歌手の歌は、正統的なミュージカル風の歌い方で、英語の歯切れはなかなか良いまかりか、歌唱力の点でも聞かせる。「マリア」や「I feel pretty」のような部分でも聞かせるし、「ジェット・ソング」から「マンボ」に至るジャジーで踊りたくなるリズムは、アメリカを感じるスイング感もあって、良く録音されていると思う。
「ウェストサイド」とはマンハッタンの西側、すなわち60丁目あたりから70丁目にかけてのエリアである。いまでこそそこにはリンカーンセンターがあり、ジュリアード音楽院などもある高級で文化的な中心地だが、メトロポリタン歌劇場がまだ引っ越してくるまでのこの地域は、非行少年やギャングが日夜跋扈し、時に警察沙汰となるのも珍しくなかったという。不法移民が住み着き、治安も悪かったのだろう。碁盤の目になっているマンハッタンの中を、唯一曲がりくねって南北に走る通りがブロードウェイで、この通りを南から歩いてゆくと、セントラルパークの南西端の入り口、コロンバス・サークルを過ぎたあたりからウェスト・サイドとなる。
街は荒れてはいるが、若い移民たちはどこか夢をみているような純粋なところがある。シェイクスピアの「ロメオとジュリエット」をニューヨークに移したような物語は、ある意味で珍しくない展開だし、音楽におけるメロディーや和声の進行は、それこそ長い年月をかけて進化してきたものを受け継いでいると思う。例えばフィナーレの音楽など、ワーグナーが「ワルキューレ」で用いたメロディーを思い起こさせるし、どういうムードはどういう音階で演奏されるのが効果的か、というようなことは良く踏まえられているのだろう。
この作品の独自性は、しかるに何といってもリズムの多様さにあるのではないだろうか。シンコペーションがふんだんに使われ、目まぐるしく変化する興奮は、ストーリーを越えて魅力的である。これらの音楽は、ダイジェスト版とも言える「シンフォニック・ダンス」でも取り上げられているので、その躍動感あふれる新鮮さを味わうことはできるが、全編にわたって無駄がなく、印象的なメロディーが続くという作品なので、ハイライトはもったいないだろう。
個人的には以下の重唱を中心とした活発な音楽が好きで、よくかいつまんで聞いている。
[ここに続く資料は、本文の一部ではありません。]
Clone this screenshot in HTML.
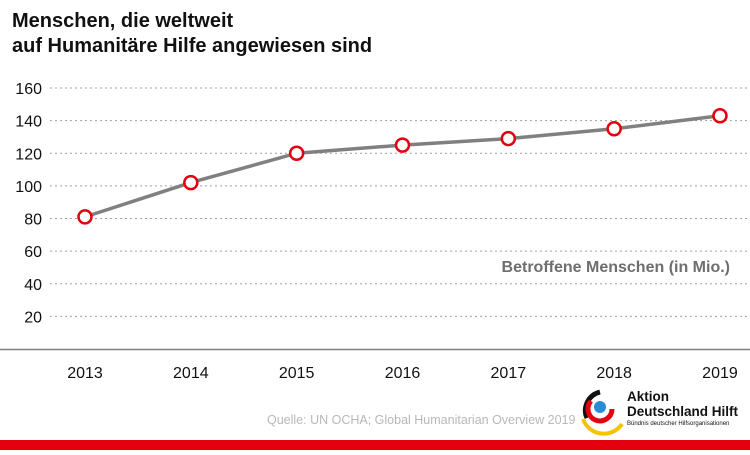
<!DOCTYPE html>
<html><head><meta charset="utf-8">
<style>
body{margin:0;width:750px;height:450px;overflow:hidden;background:#fff;font-family:"Liberation Sans",sans-serif}
</style></head>
<body>
<svg id="chart" width="750" height="450" xmlns="http://www.w3.org/2000/svg">
<text x="12" y="27" font-size="20" font-weight="bold" fill="#111">Menschen, die weltweit</text>
<text x="12" y="52" font-size="20" font-weight="bold" fill="#111">auf Humanitäre Hilfe angewiesen sind</text>
<g id="grid"></g>
<line x1="0" y1="349.5" x2="750" y2="349.5" stroke="#808080" stroke-width="1.5"/>
<g id="xt"></g>
<path id="line" fill="none" stroke="#808080" stroke-width="3.5"/>
<g id="pts"></g>
<text x="730" y="272" text-anchor="end" font-size="16" font-weight="bold" fill="#6e6e6e">Betroffene Menschen (in Mio.)</text>
<text x="267" y="424" font-size="12.5" fill="#b8b8b8">Quelle: UN OCHA; Global Humanitarian Overview 2019</text>
<g>
<path d="M600 392 A19 19 0 0 0 587 418" fill="none" stroke="#111" stroke-width="5"/>
<path d="M591 401 A12 12 0 1 0 612 409" fill="none" stroke="#e3000f" stroke-width="5"/>
<path d="M583 419 A22 22 0 0 0 622 424" fill="none" stroke="#f5c400" stroke-width="4"/>
<circle cx="600" cy="407" r="6" fill="#2a8bd6"/>
<text x="627" y="401" font-size="13.5" font-weight="bold" fill="#111">Aktion</text>
<text x="627" y="416" font-size="13.5" font-weight="bold" fill="#111">Deutschland Hilft</text>
<text x="627" y="425" font-size="6" fill="#111">Bündnis deutscher Hilfsorganisationen</text>
</g>
<rect x="0" y="440" width="750" height="10" fill="#e3000f"/>
</svg>
<script>
const years=["2013","2014","2015","2016","2017","2018","2019"];
const values=[81,102,120,125,129,135,143];
const yTicks=[20,40,60,80,100,120,140,160];
const NS="http://www.w3.org/2000/svg";
const x=i=>85+i*105.83;
const y=v=>349-v*(349-88)/160;
function mk(t,a,p){const e=document.createElementNS(NS,t);for(const k in a)e.setAttribute(k,a[k]);p.appendChild(e);return e;}
const grid=document.getElementById('grid');
yTicks.forEach(v=>{
 const l=mk('line',{x1:50,x2:750,y1:y(v),y2:y(v),stroke:'#a0a0a0','stroke-width':1,'stroke-dasharray':'2,3'},grid);
 
 
 const t=mk('text',{x:42,y:y(v)+6,'text-anchor':'end','font-size':16,fill:'#111'},grid);
 t.textContent=v;
 
 
});
const xt=document.getElementById('xt');
years.forEach((yr,i)=>{
 const t=mk('text',{x:x(i),y:378,'text-anchor':'middle','font-size':16,fill:'#111'},xt);
 t.textContent=yr;
 
 
});
document.getElementById('line').setAttribute('d',values.map((v,i)=>(i?'L':'M')+x(i)+' '+y(v)).join(' '));
const pts=document.getElementById('pts');
values.forEach((v,i)=>{
 const c=mk('circle',{cx:x(i),cy:y(v),r:6.5,fill:'#fff',stroke:'#e3000f','stroke-width':2.5},pts);
 
 
});
</script>
</body></html>
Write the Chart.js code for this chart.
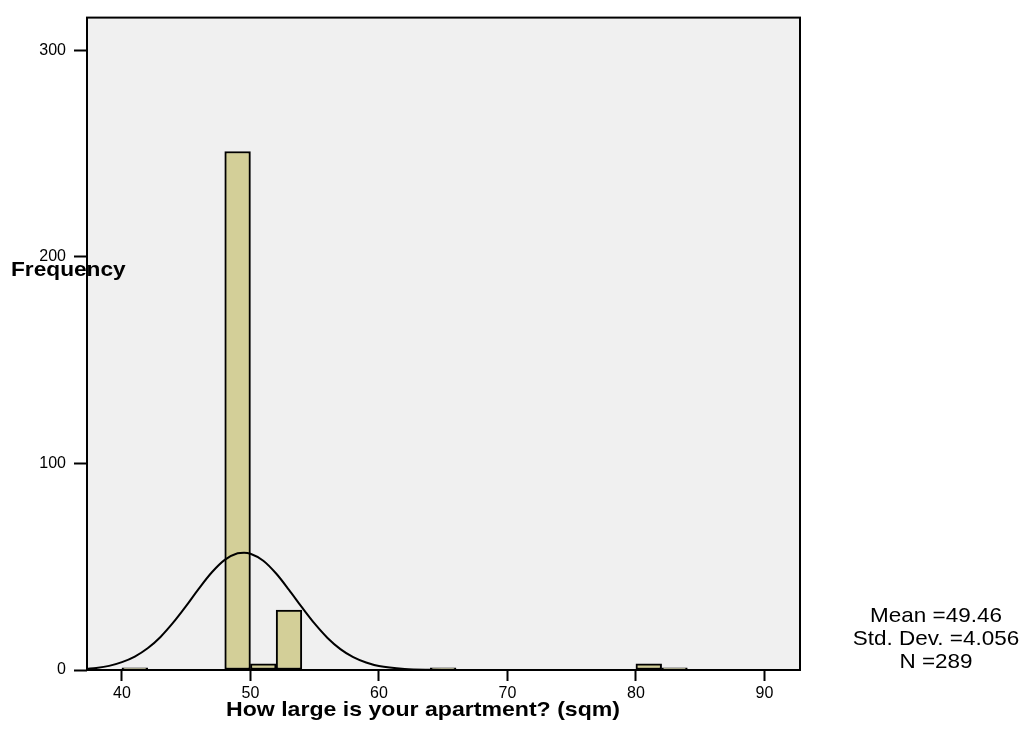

「ブルース」「マンボ」「アメリカ」 「トゥナイト(五重唱)」それに「クラプキ巡査どの(Gee, Officer Krupke )」の5つである。最後にこのCDに登場する歌手を書いておこうと思う。有名な曲だが、録音されたものはそう多くはない。でも、まあ1枚あればいいと思うし、今ではYouTubeなどで簡単に聞ける便利な時代である。
マリア:ベツィ・モリソン
トニー:マイク・エルドレッド
アニータ:マリアンヌ・クーク
リフ:ロバート・ディーン
指揮者のケネス・シャーマーホーンはニューヨーク・フィルにおいてバーンスタインの助手を務めた人物である。